The six survivors buried the bodies found on the beach, then travelled east along the beach, expecting to reach Cape Town. However, after four and a half days, they realised their error and returned to the site of the wreck. Here they subsisted off a cask of oatmeal, while trying to effect repairs to the ship's pinnace, which had been washed ashore. They were discovered six days later on 14 June by a farmer's son, (Note: The farmer's son probably had the Afrikaans name "Jan Zwartz" or perhaps "Jan Swart". The earliest report consulted referred to him as "John Swastry" (AJ 1816:34), but this seems an Anglicisation or phonetic corruption of an oral account. A later report names him "Jan Zwartz" (George Thompson, 1827, Travels and Adventures in Southern Africa, 2nd edition, Vol. 2, p. 405, quoting the account of survivor C. S. Scott in a version slightly different from AJ 1816:34). Later again, we have him as "young Schwartz" (Raikes 1846:527).) who was out hunting.
- Among the victims were: Captain George Simpson, Lieutenant Brice, the 6th Viscount Molesworth and Viscountess Molesworth.
- The six survivors were: Dr. Gunter (boatswain), John Barrett (carpenter), Charles Stewart Scott (carpenter's mate), William Grung (second class), Gibbs (third class), Robinson (fourth class).

A memorial, a replica of which can be seen today, was erected on the beach by the wife of Colonel Andrew Geils (spelled "Giels" in this instance), whose four children were lost in the tragedy on their homeward journey, having visited him in Ceylon. The memorial bears the following inscription: (Note: Note the incorrect date on the memorial, which should be 30 May.)

Erected by their disconsolate parents to the memory of Thomas, aged 13 years, William Noble, aged 10, Andrew, aged 8 and Alexander McGregor Murray, aged 7 (the four eldest sons of Lieut Colonel Andrew Giels of H.M. 73rd Regiment) who, with Lord and Lady Molesworth unfortunately perished in the Arniston Transport, wrecked on this shore on 30th May, 1815.

Over time, the seaside village of Waenhuiskrans has become so associated with the wreck, that it now is also known as Arniston. The nearby town of Bredasdorp has a museum dedicated to the wreck. The wreck had a direct influence on the decision to build a lighthouse at Cape Agulhas to the west in 1847–1848.

Thirty seven years later, the 73rd Regiment once again suffered hundreds of casualties on this coast when was wrecked 50 mi away at Gansbaai.

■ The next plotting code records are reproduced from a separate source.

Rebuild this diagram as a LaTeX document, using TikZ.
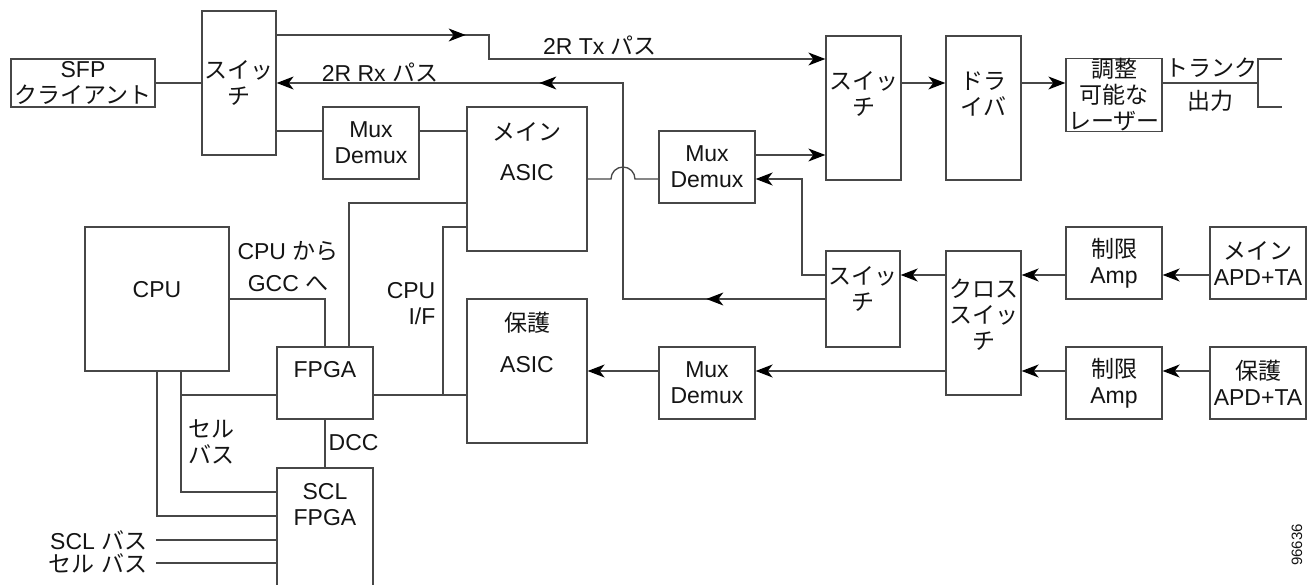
\documentclass[tikz,border=0pt]{standalone}
\usepackage{fontspec}
\setmainfont{Liberation Sans}
\newfontfamily\jpfont{Noto Sans CJK JP}
\newcommand\J[1]{{\jpfont #1}}
\newcommand\dfs{\fontsize{23}{26}\selectfont}
\usetikzlibrary{arrows.meta,decorations.markings}
\definecolor{lc}{gray}{0.28}
\definecolor{tc}{gray}{0.08}
\tikzset{mytip/.tip={Stealth[length=17pt,width=13pt,inset=5pt,color=black]}}
\begin{document}
\begin{tikzpicture}[x=1pt,y=-1pt, line width=1.3pt, color=lc,
  box/.style 2 args={draw=lc, line width=1.3pt, inner sep=0pt, align=center, text=tc, font=\dfs, minimum width=#1, minimum height=#2},
  txt/.style={inner sep=0pt, align=center, text=tc, font=\dfs},
  arr/.style={-{mytip}},
  tipmark/.style={postaction={decorate}, decoration={markings, mark=at position #1 with {\arrow{mytip}}}},
  twomarks/.style 2 args={postaction={decorate}, decoration={markings,
     mark=at position #1 with {\arrow{mytip}},
     mark=at position #2 with {\arrow{mytip}}}}
]
\clip (0,0) rectangle (1307,585);

% boxes
\node[box={144pt}{48pt}] (sfp) at (83,83) {SFP\\\J{クライアント}};
\node[box={74pt}{144pt}] (sw1) at (239,83) {\J{スイッ}\\\J{チ}};
\node[box={96pt}{72pt}] (mux1) at (371,143) {Mux\\Demux};
\node[box={120pt}{144pt}] (masic) at (527,179) {};
\node[txt] (masicA) at (527,132) {\J{メイン}};
\node[txt] (masicB) at (527,173) {ASIC};
\node[box={96pt}{72pt}] (mux2) at (707,167) {Mux\\Demux};
\node[box={75pt}{144pt}] (sw2) at (863.5,108) {};
\node[txt] (sw2t) at (863.5,94) {\J{スイッ}\\\J{チ}};
\node[box={75pt}{144pt}] (drv) at (983.5,108) {};
\node[txt] (drvt) at (983.5,94) {\J{ドラ}\\\J{イバ}};
\node[box={96pt}{72pt}] (laser) at (1114,95) {\J{調整}\\\J{可能な}\\\J{レーザー}};
\node[box={144pt}{144pt}] (cpu) at (157,299) {};
\node[txt] (cput) at (157,290) {CPU};
\node[box={96pt}{72pt}] (fpga) at (325,383) {};
\node[txt] (fpgat) at (325,370) {FPGA};
\node[box={120pt}{144pt}] (pasic) at (527,371) {};
\node[txt] (pasicA) at (527,323) {\J{保護}};
\node[txt] (pasicB) at (527,365) {ASIC};
\node[box={96pt}{72pt}] (mux3) at (707,383) {Mux\\Demux};
\node[box={74pt}{96pt}] (sw3) at (863,299) {};
\node[txt] (sw3t) at (863,289) {\J{スイッ}\\\J{チ}};
\node[box={75pt}{144pt}] (cross) at (983.5,323) {};
\node[txt] (crosst) at (983.5,315) {\J{クロス}\\\J{スイッ}\\\J{チ}};
\node[box={96pt}{72pt}] (amp1) at (1114,263) {\J{制限}\\Amp};
\node[box={96pt}{72pt}] (apd1) at (1258,263) {\J{メイン}\\APD+TA};
\node[box={96pt}{72pt}] (amp2) at (1114,383) {\J{制限}\\Amp};
\node[box={96pt}{72pt}] (apd2) at (1258,383) {\J{保護}\\APD+TA};
\node[box={96pt}{140pt}] (scl) at (325,538) {};
\node[txt] (sclt) at (325,505) {SCL\\FPGA};

% labels
\node[txt] (txl) at (600,45) {2R Tx \J{パス}};
\node[txt] (rxl) at (380,72) {2R Rx \J{パス}};
\node[txt] (gccl) at (288,267) {CPU \J{から}\\[6pt]GCC \J{へ}};
\node[txt, align=right, anchor=east] (cpuif) at (436,304) {CPU\\I/F};
\node[txt, align=left, anchor=west] (cellbus) at (188,442) {\J{セル}\\\J{バス}};
\node[txt, anchor=west] (dccl) at (328,443) {DCC};
\node[txt] (trunk1) at (1211,68) {\J{トランク}};
\node[txt] (trunk2) at (1210,101) {\J{出力}};
\node[txt, anchor=east] (sclbus) at (148,540) {SCL \J{バス}};
\node[txt, anchor=east] (cellbus2) at (148,563) {\J{セル} \J{バス}};
\node[txt, font=\fontsize{15}{15}\selectfont, rotate=90] (fig) at (1297,545) {96636};

% connectors
\draw (sfp) -- (sw1);
\coordinate (txk) at (489,35);
\draw[arr, tipmark=189pt] (sw1.east |- txk) -- (txk) -- (489,59) -- (sw2.west |- 0,59);
\coordinate (rxk) at (623,83);
\draw[arr, twomarks={119pt}{502pt}] (sw3.west) -- (rxk |- sw3.west) -- (rxk) -- (sw1.east |- rxk);
\draw (sw1.east |- 0,131) -- (mux1.west |- 0,131);
\draw (mux1.east |- 0,131) -- (masic.west |- 0,131);
\draw (masic.east) -- (611,179) arc[start angle=180,end angle=0,radius=12pt] -- (mux2.west |- 0,179);
\draw[arr] (mux2.east |- 0,155) -- (sw2.west |- 0,155);
\draw[arr] (sw3.west |- 0,275) -- (802,275) -- (802,179) -- (mux2.east |- 0,179);
\draw[arr] (sw2.east |- 0,83) -- (drv.west |- 0,83);
\draw[arr] (drv.east |- 0,83) -- (laser.west |- 0,83);
\coordinate (trk) at (1258,83);
\draw (laser.east |- trk) -- (trk);
\draw (1282,59) -- (1258,59) -- (1258,107) -- (1282,107);
\draw[arr] (cross.west |- 0,275) -- (sw3.east |- 0,275);
\draw[arr] (amp1.west |- 0,275) -- (cross.east |- 0,275);
\draw[arr] (apd1.west |- 0,275) -- (amp1.east |- 0,275);
\draw[arr] (apd2.west |- 0,371) -- (amp2.east |- 0,371);
\draw[arr] (amp2.west |- 0,371) -- (cross.east |- 0,371);
\draw[arr] (cross.west |- 0,371) -- (mux3.east |- 0,371);
\draw[arr] (mux3.west |- 0,371) -- (pasic.east |- 0,371);
\draw (cpu.east) -- (fpga.north |- cpu.east) -- (fpga.north);
\draw (fpga.north -| 349,0) -- (349,203) -- (masic.west |- 0,203);
\draw (masic.west |- 0,227) -- (443,227) -- (443,395);
\draw (fpga.east |- 0,395) -- (pasic.west |- 0,395);
\draw (cpu.south) -- (cpu.south |- 0,516) -- (scl.west |- 0,516);
\draw (cpu.south -| 181,0) -- (181,492) -- (scl.west |- 0,492);
\draw (181,395) -- (fpga.west |- 0,395);
\draw (fpga.south) -- (scl.north);
\draw (sclbus.east) ++(8pt,0) -- (scl.west |- sclbus.east);
\draw (cellbus2.east) ++(8pt,0) -- (scl.west |- cellbus2.east);
\end{tikzpicture}
\end{document}
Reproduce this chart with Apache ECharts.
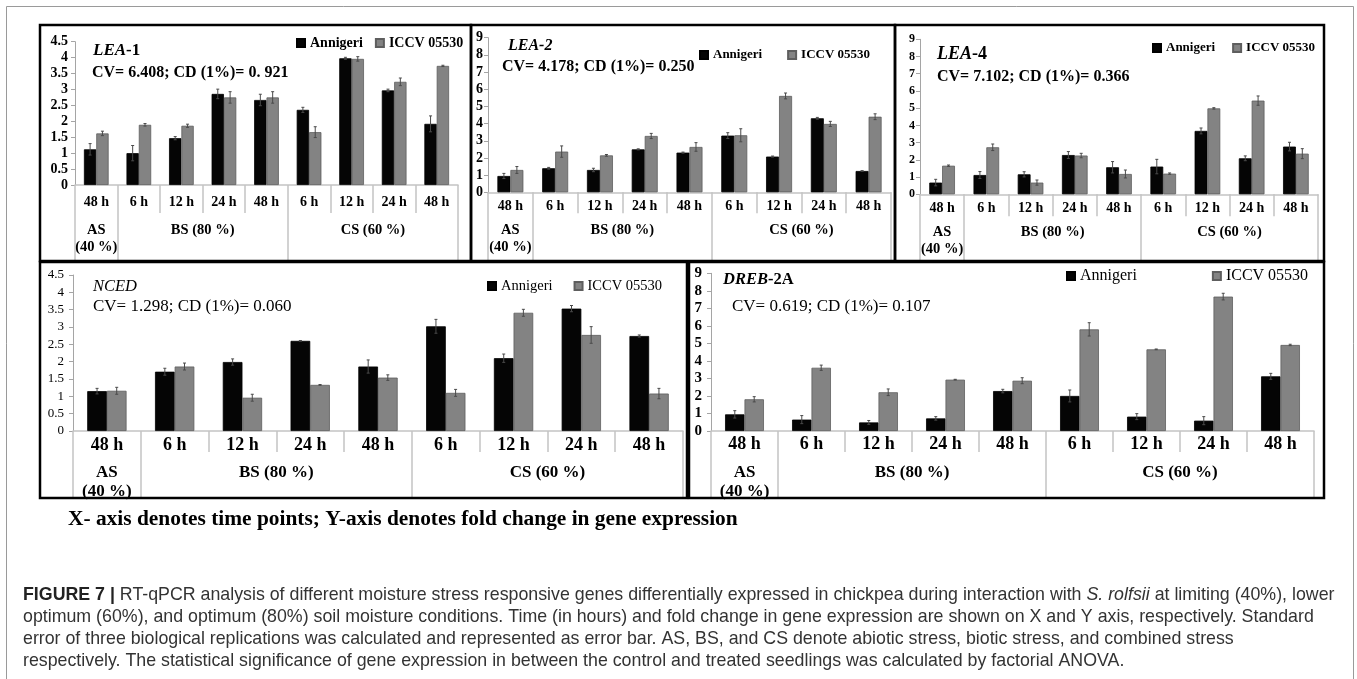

==Archaeological excavation==
The wreck, which lies in about 6 m of water, was surveyed by an archaeological team from the University of Cape Town (UCT) in 1982. The National Monuments Council issued a permit to UCT student Jim Jobling to conduct an underwater survey of the site, as well as a limited excavation. A number of artefacts were recovered, which were donated to the Bredasdorp Shipwreck Museum.